§ EXERCISE PROMPT: Extract only the first line of the listing and every line after it up to and including the one with "const legendNames = ['Analytical". Omit the pictures.

|---|

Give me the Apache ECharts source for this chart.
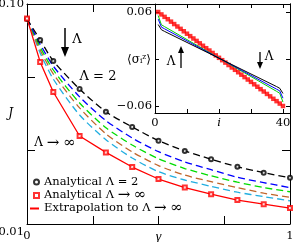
<!DOCTYPE html>
<html><head><meta charset="utf-8">
<script src="https://cdn.jsdelivr.net/npm/echarts@6/dist/echarts.min.js"></script>
<style>html,body{margin:0;padding:0;background:#fff}#c{width:293px;height:242px}</style>
</head><body><div id="c"></div>
<script>
// ---- main panel data: J versus gamma ----
const gamma = [0, 0.05, 0.1, 0.2, 0.3, 0.4, 0.5, 0.6, 0.7, 0.8, 0.9, 1.0];
const J_lambda2 = [0.0939, 0.0853, 0.0767, 0.0652, 0.0559, 0.0497, 0.0441, 0.0399, 0.0365, 0.0334, 0.0310, 0.0289];
const J_blue    = [0.0939, 0.0836, 0.0746, 0.0620, 0.0523, 0.0452, 0.0396, 0.0354, 0.0322, 0.0291, 0.0269, 0.0249];
const J_green   = [0.0939, 0.0824, 0.0730, 0.0595, 0.0494, 0.0423, 0.0367, 0.0327, 0.0297, 0.0271, 0.0249, 0.0232];
const J_brown   = [0.0939, 0.0812, 0.0714, 0.0575, 0.0469, 0.0395, 0.0339, 0.0300, 0.0273, 0.0249, 0.0226, 0.0209];
const J_cyan    = [0.0939, 0.0800, 0.0693, 0.0546, 0.0445, 0.0370, 0.0314, 0.0280, 0.0254, 0.0230, 0.0212, 0.0195];
const J_inf     = [0.0941, 0.0763, 0.0640, 0.0460, 0.0393, 0.0333, 0.0284, 0.0249, 0.0222, 0.0198, 0.0181, 0.0165];
const yTickLabels = ['0.01', '0.10'];
const xTickLabels = ['0', '1'];
const legendNames = ['Analytical Λ = 2', 'Analytical Λ → ∞', 'Extrapolation to Λ → ∞'];

// ---- inset data: <sigma_i^z> versus site i ----
const site = [1,2,3,4,5,6,7,8,9,10,11,12,13,14,15,16,17,18,19,20,21,22,23,24,25,26,27,28,29,30,31,32,33,34,35,36,37,38,39,40];
const sz_inf = [0.0600,0.0569,0.0538,0.0508,0.0477,0.0446,0.0415,0.0385,0.0354,0.0323,
                0.0292,0.0262,0.0231,0.0200,0.0169,0.0138,0.0108,0.0077,0.0046,0.0015,
               -0.0015,-0.0046,-0.0077,-0.0108,-0.0138,-0.0169,-0.0200,-0.0231,-0.0262,-0.0292,
               -0.0323,-0.0354,-0.0385,-0.0415,-0.0446,-0.0477,-0.0508,-0.0538,-0.0569,-0.0600];
const siteKey = [1, 2, 3, 38, 39, 40];
const sz_black = [0.0440, 0.0374, 0.0352, -0.0352, -0.0374, -0.0440];
const sz_blue  = [0.0510, 0.0407, 0.0385, -0.0385, -0.0407, -0.0500];
const sz_green = [0.0555, 0.0437, 0.0413, -0.0413, -0.0437, -0.0550];
const insetYLabels = ['0.06', '−0.06'];
const insetXLabels = ['0', 'i', '40'];
const insetYName = '⟨σᵢᶻ⟩';

const FONT = 'DejaVu Serif';
const FS = 11.5;
const toJ = J => +(J * 1000 - 10).toFixed(3);     // main y axis in (J-0.01)*1000
const toS = s => +(s * 100).toFixed(3);           // inset y axis in percent
const pairs = (xs, ys, f) => xs.map((x, k) => [x, f(ys[k])]);
const mathRich = s => s.split(/([→∞])/).filter(t => t !== '')
  .map(t => (t === '→' || t === '∞') ? '{m|' + t + '}' : '{n|' + t + '}').join('');

const chart = echarts.init(document.getElementById('c'), null, {renderer: 'canvas', width: 293, height: 242});

const blackLine = {color: '#000', width: 1};
const lbl = {fontFamily: FONT, fontSize: FS, color: '#000'};
const gridBase = {containLabel: false, outerBoundsMode: 'none'};
const richM = {m: {fontFamily: FONT, fontSize: 15, color: '#000', lineHeight: 13},
               n: {fontFamily: FONT, fontSize: FS, color: '#000', lineHeight: 13}};
const legendText = {fontFamily: FONT, fontSize: FS, color: '#000', padding: 0, rich: richM};

function dashed(name, ys, color) {
  return {type: 'line', xAxisIndex: 0, yAxisIndex: 0, data: pairs(gamma, ys, toJ),
    showSymbol: false, symbol: 'none', smooth: 0.25, z: 2,
    lineStyle: {color: color, width: 1.3, type: [7, 4]}};
}

const option = {
  animation: false,
  backgroundColor: '#fff',
  grid: [
    Object.assign({left: 27, right: 3, top: 4, bottom: 18, show: false}, gridBase),
    Object.assign({left: 155, right: 3, top: 4, bottom: 129, show: true, backgroundColor: '#fff', borderWidth: 0, z: 3}, gridBase),
    Object.assign({left: 155, right: 3, top: 12, bottom: 136, show: false, z: 3}, gridBase)
  ],
  xAxis: [
    {gridIndex: 0, type: 'value', min: 0, max: 1, interval: 0.25, position: 'bottom',
     axisLine: {onZero: false, lineStyle: blackLine}, axisTick: {inside: true, length: 8, lineStyle: blackLine},
     splitLine: {show: false},
     axisLabel: Object.assign({margin: 6, formatter: v => v === 0 ? xTickLabels[0] : (v === 1 ? xTickLabels[1] : '')}, lbl),
     name: 'γ', nameLocation: 'middle', nameGap: 6, nameMoveOverlap: false,
     nameTextStyle: {fontFamily: 'Liberation Serif', fontSize: 14, fontStyle: 'italic', color: '#000'}},
    {gridIndex: 0, type: 'value', min: 0, max: 1, interval: 0.25, position: 'top',
     axisLine: {onZero: false, lineStyle: blackLine}, axisTick: {inside: true, length: 8, lineStyle: blackLine},
     splitLine: {show: false}, axisLabel: {show: false}},
    {gridIndex: 1, type: 'value', min: 0, max: 42.2, interval: 10, position: 'bottom', z: 4,
     axisLine: {onZero: false, lineStyle: blackLine}, axisTick: {inside: true, length: 4, lineStyle: blackLine},
     splitLine: {show: false},
     axisLabel: Object.assign({margin: 4, formatter: v => v === 0 ? insetXLabels[0] : (v === 20 ? '{i|' + insetXLabels[1] + '}' : (v === 40 ? insetXLabels[2] : '')),
       rich: {i: {fontFamily: FONT, fontSize: FS, fontStyle: 'italic', color: '#000'}}}, lbl)},
    {gridIndex: 1, type: 'value', min: 0, max: 42.2, interval: 10, position: 'top', z: 4,
     axisLine: {onZero: false, lineStyle: blackLine}, axisTick: {inside: true, length: 4, lineStyle: blackLine},
     splitLine: {show: false}, axisLabel: {show: false}},
    {gridIndex: 2, type: 'value', min: 0, max: 42.2, show: false}
  ],
  yAxis: [
    {gridIndex: 0, type: 'value', min: 0, max: 90, interval: 30, position: 'left',
     axisLine: {onZero: false, lineStyle: blackLine}, axisTick: {inside: true, length: 8, lineStyle: blackLine},
     splitLine: {show: false},
     axisLabel: Object.assign({margin: 3, formatter: v => v === 0 ? '{lo|' + yTickLabels[0] + '}' : (v === 90 ? yTickLabels[1] : ''),
       rich: {lo: {fontFamily: FONT, fontSize: FS, color: '#000', padding: [16, 0, 0, 0]}}}, lbl),
     name: 'J', nameLocation: 'middle', nameGap: 14, nameRotate: 0, nameMoveOverlap: false,
     nameTextStyle: {fontFamily: FONT, fontSize: 12, fontStyle: 'italic', color: '#000'}},
    {gridIndex: 0, type: 'value', min: 0, max: 90, interval: 30, position: 'right',
     axisLine: {onZero: false, lineStyle: blackLine}, axisTick: {inside: true, length: 8, lineStyle: blackLine},
     splitLine: {show: false}, axisLabel: {show: false}},
    {gridIndex: 1, type: 'value', min: -7, max: 7, position: 'left', z: 4,
     axisLine: {show: true, onZero: false, lineStyle: blackLine}, axisTick: {show: false}, splitLine: {show: false}, axisLabel: {show: false}},
    {gridIndex: 1, type: 'value', min: -7, max: 7, position: 'right', z: 4,
     axisLine: {show: true, onZero: false, lineStyle: blackLine}, axisTick: {show: false}, splitLine: {show: false}, axisLabel: {show: false}},
    {gridIndex: 2, type: 'value', min: -6, max: 6, interval: 6, position: 'left', z: 4,
     axisLine: {show: false, onZero: false}, axisTick: {show: true, inside: true, length: 4, lineStyle: blackLine},
     splitLine: {show: false},
     axisLabel: Object.assign({margin: 3, formatter: v => v === 6 ? insetYLabels[0] : (v === -6 ? insetYLabels[1] : '')}, lbl)},
    {gridIndex: 2, type: 'value', min: -6, max: 6, interval: 6, position: 'right', z: 4,
     axisLine: {show: false, onZero: false}, axisTick: {show: true, inside: true, length: 4, lineStyle: blackLine},
     splitLine: {show: false}, axisLabel: {show: false}}
  ],
  legend: [
    {orient: 'vertical', left: 33, top: 176, itemGap: 0, itemWidth: 5, itemHeight: 5, padding: 0, itemTextGap: 5,
     selectedMode: false,
     data: [
       {name: legendNames[0], icon: 'emptyCircle', itemStyle: {color: '#000', borderColor: '#000', borderWidth: 1}},
       {name: legendNames[1], icon: 'emptyRect', itemStyle: {color: '#ff0000', borderColor: '#ff0000', borderWidth: 1}}
     ],
     formatter: name => mathRich(name), textStyle: legendText},
    {orient: 'vertical', left: 30, top: 201, itemWidth: 9, itemHeight: 2, padding: 0, itemTextGap: 4,
     selectedMode: false,
     data: [{name: legendNames[2], icon: 'rect', itemStyle: {color: '#ff0000', borderWidth: 0}}],
     formatter: name => mathRich(name), textStyle: legendText}
  ],
  series: [
    dashed('cyan', J_cyan, '#22aee0'),
    dashed('brown', J_brown, '#c0642a'),
    dashed('green', J_green, '#00dd00'),
    dashed('blue', J_blue, '#0000ff'),
    dashed('black', J_lambda2, '#000000'),
    {name: legendNames[2], type: 'line', xAxisIndex: 0, yAxisIndex: 0, data: pairs(gamma, J_inf, toJ),
     showSymbol: false, symbol: 'none', z: 2, lineStyle: {color: '#ff0000', width: 1.3}, itemStyle: {color: '#ff0000'}},
    {name: legendNames[0], type: 'scatter', xAxisIndex: 0, yAxisIndex: 0, data: pairs(gamma, J_lambda2, toJ),
     symbol: 'emptyCircle', symbolSize: 4, z: 3, itemStyle: {color: '#000', borderColor: '#000', borderWidth: 1}},
    {name: legendNames[1], type: 'scatter', xAxisIndex: 0, yAxisIndex: 0, data: pairs(gamma, J_inf, toJ),
     symbol: 'emptyRect', symbolSize: 4, z: 3, itemStyle: {color: '#ff0000', borderColor: '#ff0000', borderWidth: 1}},
    // inset
    {name: 'inset_inf', type: 'scatter', xAxisIndex: 4, yAxisIndex: 4, data: pairs(site, sz_inf, toS),
     symbol: 'rect', symbolSize: 4.5, z: 6, clip: false, itemStyle: {color: '#ff0000'}},
    {name: 'inset_green', type: 'line', xAxisIndex: 4, yAxisIndex: 4, data: pairs(siteKey, sz_green, toS),
     showSymbol: false, symbol: 'none', z: 7, lineStyle: {color: '#00cc00', width: 1}},
    {name: 'inset_blue', type: 'line', xAxisIndex: 4, yAxisIndex: 4, data: pairs(siteKey, sz_blue, toS),
     showSymbol: false, symbol: 'none', z: 7, lineStyle: {color: '#0000ff', width: 1}},
    {name: 'inset_black', type: 'line', xAxisIndex: 4, yAxisIndex: 4, data: pairs(siteKey, sz_black, toS),
     showSymbol: false, symbol: 'none', z: 7, lineStyle: {color: '#000', width: 1}}
  ],
  graphic: [
    // inset y-axis title
    {type: 'text', x: 139, y: 60, style: {text: insetYName, font: '12px "' + FONT + '"', fill: '#000', align: 'center', verticalAlign: 'middle'}, z: 10},
    // main arrow (Lambda increasing downward)
    {type: 'line', shape: {x1: 65, y1: 28, x2: 65, y2: 48}, style: {stroke: '#000', lineWidth: 1.5}, z: 10},
    {type: 'polygon', shape: {points: [[61, 47], [69, 47], [65, 57]]}, style: {fill: '#000'}, z: 10},
    {type: 'text', x: 77, y: 40, style: {text: 'Λ', font: '13px "' + FONT + '"', fill: '#000', align: 'center', verticalAlign: 'middle'}, z: 10},
    {type: 'text', x: 98, y: 77, style: {text: 'Λ = 2', font: '13px "' + FONT + '"', fill: '#000', align: 'center', verticalAlign: 'middle'}, z: 10},
    {type: 'text', x: 55, y: 143, style: {text: 'Λ {m|→} {m|∞}', font: '12px "' + FONT + '"', fill: '#000', align: 'center', verticalAlign: 'middle',
      rich: {m: {fontFamily: FONT, fontSize: 15, fill: '#000'}}}, z: 10},
    // inset arrows
    {type: 'line', shape: {x1: 181, y1: 52, x2: 181, y2: 68}, style: {stroke: '#000', lineWidth: 1.3}, z: 10},
    {type: 'polygon', shape: {points: [[178, 53], [184, 53], [181, 46]]}, style: {fill: '#000'}, z: 10},
    {type: 'text', x: 171, y: 62, style: {text: 'Λ', font: '12px "' + FONT + '"', fill: '#000', align: 'center', verticalAlign: 'middle'}, z: 10},
    {type: 'line', shape: {x1: 260, y1: 52, x2: 260, y2: 63}, style: {stroke: '#000', lineWidth: 1.3}, z: 10},
    {type: 'polygon', shape: {points: [[257, 62], [263, 62], [260, 69]]}, style: {fill: '#000'}, z: 10},
    {type: 'text', x: 269, y: 57, style: {text: 'Λ', font: '12px "' + FONT + '"', fill: '#000', align: 'center', verticalAlign: 'middle'}, z: 10}
  ]
};
chart.setOption(option);
</script>
</body></html>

|---|

§ SOLUTION FOR THIS EXERCISE:
Give me the Apache ECharts source for this chart.
<!DOCTYPE html>
<html><head><meta charset="utf-8">
<script src="https://cdn.jsdelivr.net/npm/echarts@6/dist/echarts.min.js"></script>
<style>html,body{margin:0;padding:0;background:#fff}#c{width:293px;height:242px}</style>
</head><body><div id="c"></div>
<script>
// ---- main panel data: J versus gamma ----
const gamma = [0, 0.05, 0.1, 0.2, 0.3, 0.4, 0.5, 0.6, 0.7, 0.8, 0.9, 1.0];
const J_lambda2 = [0.0939, 0.0853, 0.0767, 0.0652, 0.0559, 0.0497, 0.0441, 0.0399, 0.0365, 0.0334, 0.0310, 0.0289];
const J_blue    = [0.0939, 0.0836, 0.0746, 0.0620, 0.0523, 0.0452, 0.0396, 0.0354, 0.0322, 0.0291, 0.0269, 0.0249];
const J_green   = [0.0939, 0.0824, 0.0730, 0.0595, 0.0494, 0.0423, 0.0367, 0.0327, 0.0297, 0.0271, 0.0249, 0.0232];
const J_brown   = [0.0939, 0.0812, 0.0714, 0.0575, 0.0469, 0.0395, 0.0339, 0.0300, 0.0273, 0.0249, 0.0226, 0.0209];
const J_cyan    = [0.0939, 0.0800, 0.0693, 0.0546, 0.0445, 0.0370, 0.0314, 0.0280, 0.0254, 0.0230, 0.0212, 0.0195];
const J_inf     = [0.0941, 0.0763, 0.0640, 0.0460, 0.0393, 0.0333, 0.0284, 0.0249, 0.0222, 0.0198, 0.0181, 0.0165];
const yTickLabels = ['0.01', '0.10'];
const xTickLabels = ['0', '1'];
const legendNames = ['Analytical Λ = 2', 'Analytical Λ → ∞', 'Extrapolation to Λ → ∞'];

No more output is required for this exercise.